_Directive_
Take every line from the first down to the line with "0.41, 0.42, 0.42]" and set it down exactly, without the pictures.
======
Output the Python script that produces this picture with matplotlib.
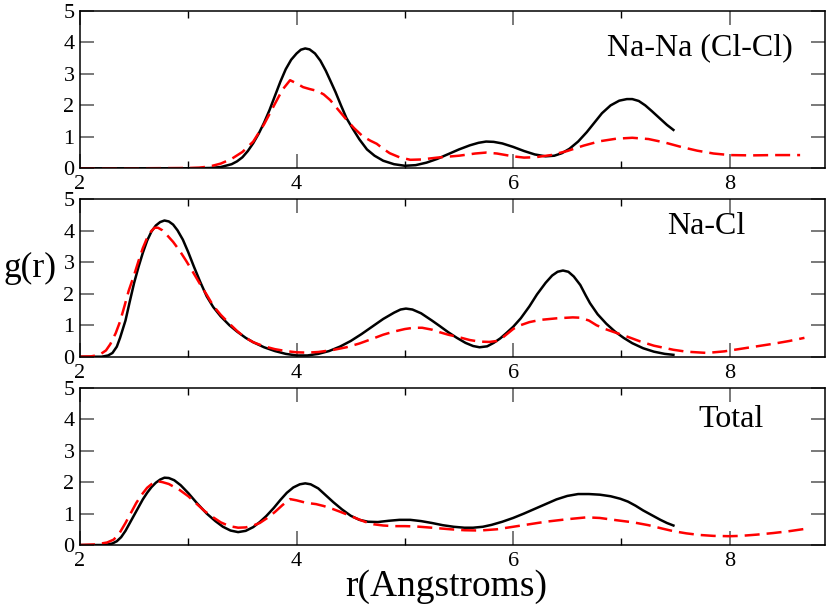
import matplotlib.pyplot as plt
from matplotlib.ticker import MultipleLocator

plt.rcParams['font.family'] = ['Liberation Serif', 'DejaVu Serif']

# ---------------- Na-Na (Cl-Cl) ----------------
nana_x_solid = [2.0, 2.5, 3.0, 3.2, 3.3, 3.4, 3.45, 3.5, 3.55, 3.6, 3.65, 3.7, 3.75, 3.8, 3.85,
                3.9, 3.95, 4.0, 4.04, 4.08, 4.12, 4.17, 4.22, 4.27, 4.31, 4.36, 4.41, 4.46,
                4.52, 4.58, 4.65, 4.72, 4.8, 4.9, 5.0, 5.1, 5.2, 5.3, 5.4, 5.5, 5.6, 5.68,
                5.75, 5.82, 5.9, 6.0, 6.1, 6.2, 6.3, 6.38, 6.45, 6.52, 6.6, 6.68, 6.75, 6.82,
                6.9, 6.98, 7.05, 7.1, 7.16, 7.22, 7.28, 7.35, 7.42, 7.48]
nana_y_solid = [0, 0, 0, 0.01, 0.04, 0.13, 0.22, 0.35, 0.55, 0.8, 1.1, 1.45, 1.85, 2.3, 2.75,
                3.15, 3.45, 3.65, 3.77, 3.81, 3.78, 3.65, 3.42, 3.1, 2.8, 2.42, 2.0, 1.6,
                1.25, 0.92, 0.6, 0.4, 0.24, 0.13, 0.08, 0.1, 0.18, 0.3, 0.45, 0.6, 0.73, 0.81,
                0.85, 0.84, 0.79, 0.68, 0.55, 0.44, 0.38, 0.4, 0.48, 0.62, 0.85, 1.15, 1.45, 1.75,
                2.0, 2.15, 2.2, 2.2, 2.14, 2.0, 1.82, 1.6, 1.38, 1.22]
nana_x_dash = [2.0, 2.5, 3.0, 3.1, 3.2, 3.3, 3.4, 3.5, 3.6, 3.7, 3.8, 3.87, 3.94, 4.0, 4.06,
               4.12, 4.19, 4.25, 4.31, 4.38, 4.46, 4.53, 4.61, 4.68, 4.74, 4.8, 4.86, 4.95,
               5.05, 5.15, 5.3, 5.5, 5.65, 5.75, 5.85, 6.0, 6.1, 6.2, 6.35, 6.5, 6.65, 6.8,
               6.95, 7.1, 7.25, 7.4, 7.55, 7.7, 7.85, 8.0, 8.2, 8.4, 8.65]
nana_y_dash = [0, 0, 0.01, 0.02, 0.06, 0.15, 0.3, 0.52, 0.85, 1.4, 2.05, 2.5, 2.8, 2.7, 2.58,
               2.52, 2.46, 2.35, 2.17, 1.88, 1.55, 1.28, 1.02, 0.88, 0.78, 0.62, 0.48, 0.35,
               0.27, 0.28, 0.34, 0.4, 0.47, 0.5, 0.47, 0.38, 0.34, 0.35, 0.42, 0.55, 0.72, 0.86,
               0.94, 0.97, 0.93, 0.82, 0.68, 0.56, 0.47, 0.42, 0.41, 0.42, 0.42]

# ---------------- Na-Cl ----------------
nacl_x_solid = [2.0, 2.2, 2.26, 2.3, 2.34, 2.37, 2.42, 2.46, 2.5, 2.54, 2.58, 2.62, 2.66, 2.7,
                2.74, 2.78, 2.82, 2.86, 2.9, 2.95, 3.0, 3.05, 3.11, 3.17, 3.23, 3.3, 3.38,
                3.45, 3.53, 3.6, 3.7, 3.8, 3.9, 4.0, 4.1, 4.2, 4.3, 4.4, 4.5, 4.6, 4.7, 4.8,
                4.9, 4.96, 5.01, 5.07, 5.15, 5.25, 5.32, 5.4, 5.48, 5.56, 5.63, 5.69, 5.76,
                5.82, 5.88, 5.94, 6.0, 6.07, 6.15, 6.22, 6.3, 6.36, 6.41, 6.46, 6.51, 6.56,
                6.62, 6.67, 6.71, 6.78, 6.86, 6.94, 7.02, 7.1, 7.2, 7.3, 7.4, 7.48]
nacl_y_solid = [0, 0, 0.04, 0.12, 0.32, 0.6, 1.15, 1.76, 2.35, 2.85, 3.3, 3.69, 3.98, 4.17,
                4.28, 4.33, 4.3, 4.2, 4.02, 3.72, 3.32, 2.88, 2.38, 1.92, 1.58, 1.28, 1.0,
                0.8, 0.6, 0.46, 0.3, 0.18, 0.09, 0.04, 0.04, 0.09, 0.18, 0.32, 0.5, 0.72, 0.96,
                1.2, 1.4, 1.5, 1.53, 1.5, 1.38, 1.15, 0.98, 0.78, 0.6, 0.44, 0.34, 0.3, 0.33,
                0.44, 0.58, 0.76, 0.95, 1.22, 1.6, 1.98, 2.35, 2.58, 2.7, 2.74, 2.7, 2.55,
                2.28, 1.95, 1.7, 1.35, 1.05, 0.8, 0.6, 0.43, 0.27, 0.16, 0.09, 0.06]
nacl_x_dash = [2.0, 2.1, 2.18, 2.24, 2.28, 2.33, 2.37, 2.41, 2.45, 2.5, 2.54, 2.58, 2.62, 2.66,
               2.69, 2.72, 2.76, 2.8, 2.86, 2.92, 2.98, 3.05, 3.11, 3.17, 3.23, 3.3, 3.38,
               3.45, 3.52, 3.6, 3.7, 3.8, 3.9, 4.0, 4.1, 4.2, 4.33, 4.46, 4.58, 4.7, 4.8, 4.9,
               5.0, 5.08, 5.16, 5.25, 5.32, 5.4, 5.5, 5.6, 5.69, 5.78, 5.85, 5.9, 5.95, 6.0,
               6.05, 6.15, 6.25, 6.4, 6.55, 6.62, 6.7, 6.77, 6.85, 6.95, 7.02, 7.1, 7.17, 7.3,
               7.48, 7.6, 7.79, 7.95, 8.1, 8.25, 8.4, 8.55, 8.69]
nacl_y_dash = [0, 0.01, 0.06, 0.2, 0.4, 0.75, 1.12, 1.6, 2.1, 2.6, 3.04, 3.45, 3.78, 4.0,
               4.1, 4.1, 4.02, 3.88, 3.65, 3.37, 3.05, 2.65, 2.3, 1.97, 1.62, 1.33, 1.05,
               0.82, 0.62, 0.46, 0.33, 0.24, 0.18, 0.14, 0.13, 0.15, 0.21, 0.3, 0.42, 0.57, 0.7,
               0.8, 0.88, 0.92, 0.92, 0.86, 0.78, 0.7, 0.62, 0.53, 0.48, 0.47, 0.5, 0.6, 0.74,
               0.88, 0.98, 1.1, 1.17, 1.22, 1.25, 1.24, 1.15, 1.0, 0.88, 0.76, 0.68, 0.58,
               0.49, 0.35, 0.22, 0.16, 0.12, 0.17, 0.25, 0.33, 0.41, 0.5, 0.6]

# ---------------- Total ----------------
tot_x_solid = [2.0, 2.2, 2.26, 2.3, 2.34, 2.38, 2.42, 2.46, 2.5, 2.54, 2.58, 2.62, 2.66, 2.7,
               2.74, 2.78, 2.82, 2.87, 2.93, 3.0, 3.08, 3.17, 3.25, 3.32, 3.39, 3.46, 3.53,
               3.6, 3.66, 3.72, 3.79, 3.85, 3.91, 3.97, 4.03, 4.08, 4.13, 4.2, 4.27, 4.34,
               4.42, 4.5, 4.58, 4.66, 4.75, 4.85, 4.95, 5.05, 5.15, 5.25, 5.35, 5.45, 5.55,
               5.63, 5.72, 5.8, 5.9, 6.0, 6.1, 6.2, 6.3, 6.4, 6.5, 6.6, 6.7, 6.8, 6.9, 6.99,
               7.06, 7.13, 7.2, 7.28, 7.36, 7.42, 7.48]
tot_y_solid = [0, 0, 0.02, 0.05, 0.12, 0.25, 0.45, 0.7, 0.95, 1.2, 1.45, 1.66, 1.84, 1.98,
               2.08, 2.14, 2.13, 2.06, 1.9, 1.65, 1.33, 1.0, 0.76, 0.58, 0.46, 0.41, 0.45,
               0.57, 0.73, 0.92, 1.18, 1.43, 1.66, 1.83, 1.93, 1.96, 1.93, 1.8, 1.58, 1.36,
               1.13, 0.93, 0.8, 0.74, 0.73, 0.77, 0.8, 0.8, 0.76, 0.7, 0.63, 0.58, 0.55,
               0.55, 0.58, 0.64, 0.74, 0.86, 1.0, 1.15, 1.3, 1.45, 1.56, 1.62, 1.62, 1.6, 1.55,
               1.47, 1.38, 1.25, 1.1, 0.95, 0.8, 0.7, 0.62]
tot_x_dash = [2.0, 2.15, 2.25, 2.31, 2.36, 2.42, 2.47, 2.52, 2.57, 2.62, 2.67, 2.71, 2.76,
              2.82, 2.92, 3.0, 3.08, 3.15, 3.23, 3.3, 3.38, 3.46, 3.53, 3.6, 3.66, 3.73, 3.8,
              3.87, 3.94, 4.0, 4.09, 4.18, 4.25, 4.33, 4.4, 4.48, 4.55, 4.63, 4.71, 4.8, 4.9,
              5.0, 5.1, 5.25, 5.42, 5.55, 5.69, 5.85, 6.0, 6.15, 6.3, 6.5, 6.68, 6.8, 6.95,
              7.11, 7.25, 7.38, 7.48, 7.6, 7.72, 7.85, 8.0, 8.1, 8.25, 8.4, 8.55, 8.69]
tot_y_dash = [0, 0.02, 0.08, 0.17, 0.35, 0.7, 1.02, 1.34, 1.6, 1.82, 1.96, 2.03, 2.0,
              1.94, 1.75, 1.55, 1.3, 1.08, 0.88, 0.72, 0.6, 0.55, 0.56, 0.62, 0.7, 0.86, 1.05,
              1.27, 1.46, 1.42, 1.34, 1.3, 1.24, 1.15, 1.06, 0.95, 0.85, 0.74, 0.66, 0.62, 0.6,
              0.6, 0.59, 0.55, 0.5, 0.47, 0.46, 0.5, 0.58, 0.66, 0.74, 0.82, 0.88, 0.86, 0.79,
              0.72, 0.63, 0.52, 0.44, 0.37, 0.32, 0.29, 0.28, 0.29, 0.33, 0.38, 0.44, 0.51]

panels = [
    ("Na-Na (Cl-Cl)", (0.832, 0.765), nana_x_solid, nana_y_solid, nana_x_dash, nana_y_dash),
    ("Na-Cl", (0.840, 0.83), nacl_x_solid, nacl_y_solid, nacl_x_dash, nacl_y_dash),
    ("Total", (0.874, 0.80), tot_x_solid, tot_y_solid, tot_x_dash, tot_y_dash),
]
bottoms = [0.7232, 0.4133, 0.1036]

fig = plt.figure(figsize=(8.29, 6.08), dpi=100)

for (name, pos, xs, ys, xd, yd), b in zip(panels, bottoms):
    ax = fig.add_axes([0.0965, b, 0.8987, 0.2587])
    ax.plot(xs, ys, color='black', lw=1.8)
    ax.plot(xd, yd, color='#ff0000', lw=1.8, dashes=(6, 2.8))
    ax.set_xlim(2, 8.88)
    ax.set_ylim(0, 5)
    ax.xaxis.set_major_locator(MultipleLocator(2))
    ax.xaxis.set_minor_locator(MultipleLocator(1))
    ax.yaxis.set_major_locator(MultipleLocator(1))
    ax.tick_params(which='both', direction='in', top=True, right=True, labelsize=16)
    ax.tick_params(which='major', length=10, width=1.1, color='#555555', pad=5)
    ax.tick_params(axis='y', which='major', pad=4)
    ax.tick_params(which='minor', length=5, width=1.0, color='black')
    for s in ax.spines.values():
        s.set_linewidth(1.1)
    ax.text(pos[0], pos[1], name, transform=ax.transAxes, fontsize=23,
            ha='center', va='center')

fig.text(30 / 829, 1 - 268 / 608, "g(r)", fontsize=25.5, ha='center', va='center')
fig.text(446 / 829, 1 - 587 / 608, "r(Angstroms)", fontsize=27, ha='center', va='center')

fig.savefig('out.png', dpi=100)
======
_Output of the task_
Output the Python script that produces this picture with matplotlib.
import matplotlib.pyplot as plt
from matplotlib.ticker import MultipleLocator

plt.rcParams['font.family'] = ['Liberation Serif', 'DejaVu Serif']

# ---------------- Na-Na (Cl-Cl) ----------------
nana_x_solid = [2.0, 2.5, 3.0, 3.2, 3.3, 3.4, 3.45, 3.5, 3.55, 3.6, 3.65, 3.7, 3.75, 3.8, 3.85,
                3.9, 3.95, 4.0, 4.04, 4.08, 4.12, 4.17, 4.22, 4.27, 4.31, 4.36, 4.41, 4.46,
                4.52, 4.58, 4.65, 4.72, 4.8, 4.9, 5.0, 5.1, 5.2, 5.3, 5.4, 5.5, 5.6, 5.68,
                5.75, 5.82, 5.9, 6.0, 6.1, 6.2, 6.3, 6.38, 6.45, 6.52, 6.6, 6.68, 6.75, 6.82,
                6.9, 6.98, 7.05, 7.1, 7.16, 7.22, 7.28, 7.35, 7.42, 7.48]
nana_y_solid = [0, 0, 0, 0.01, 0.04, 0.13, 0.22, 0.35, 0.55, 0.8, 1.1, 1.45, 1.85, 2.3, 2.75,
                3.15, 3.45, 3.65, 3.77, 3.81, 3.78, 3.65, 3.42, 3.1, 2.8, 2.42, 2.0, 1.6,
                1.25, 0.92, 0.6, 0.4, 0.24, 0.13, 0.08, 0.1, 0.18, 0.3, 0.45, 0.6, 0.73, 0.81,
                0.85, 0.84, 0.79, 0.68, 0.55, 0.44, 0.38, 0.4, 0.48, 0.62, 0.85, 1.15, 1.45, 1.75,
                2.0, 2.15, 2.2, 2.2, 2.14, 2.0, 1.82, 1.6, 1.38, 1.22]
nana_x_dash = [2.0, 2.5, 3.0, 3.1, 3.2, 3.3, 3.4, 3.5, 3.6, 3.7, 3.8, 3.87, 3.94, 4.0, 4.06,
               4.12, 4.19, 4.25, 4.31, 4.38, 4.46, 4.53, 4.61, 4.68, 4.74, 4.8, 4.86, 4.95,
               5.05, 5.15, 5.3, 5.5, 5.65, 5.75, 5.85, 6.0, 6.1, 6.2, 6.35, 6.5, 6.65, 6.8,
               6.95, 7.1, 7.25, 7.4, 7.55, 7.7, 7.85, 8.0, 8.2, 8.4, 8.65]
nana_y_dash = [0, 0, 0.01, 0.02, 0.06, 0.15, 0.3, 0.52, 0.85, 1.4, 2.05, 2.5, 2.8, 2.7, 2.58,
               2.52, 2.46, 2.35, 2.17, 1.88, 1.55, 1.28, 1.02, 0.88, 0.78, 0.62, 0.48, 0.35,
               0.27, 0.28, 0.34, 0.4, 0.47, 0.5, 0.47, 0.38, 0.34, 0.35, 0.42, 0.55, 0.72, 0.86,
               0.94, 0.97, 0.93, 0.82, 0.68, 0.56, 0.47, 0.42, 0.41, 0.42, 0.42]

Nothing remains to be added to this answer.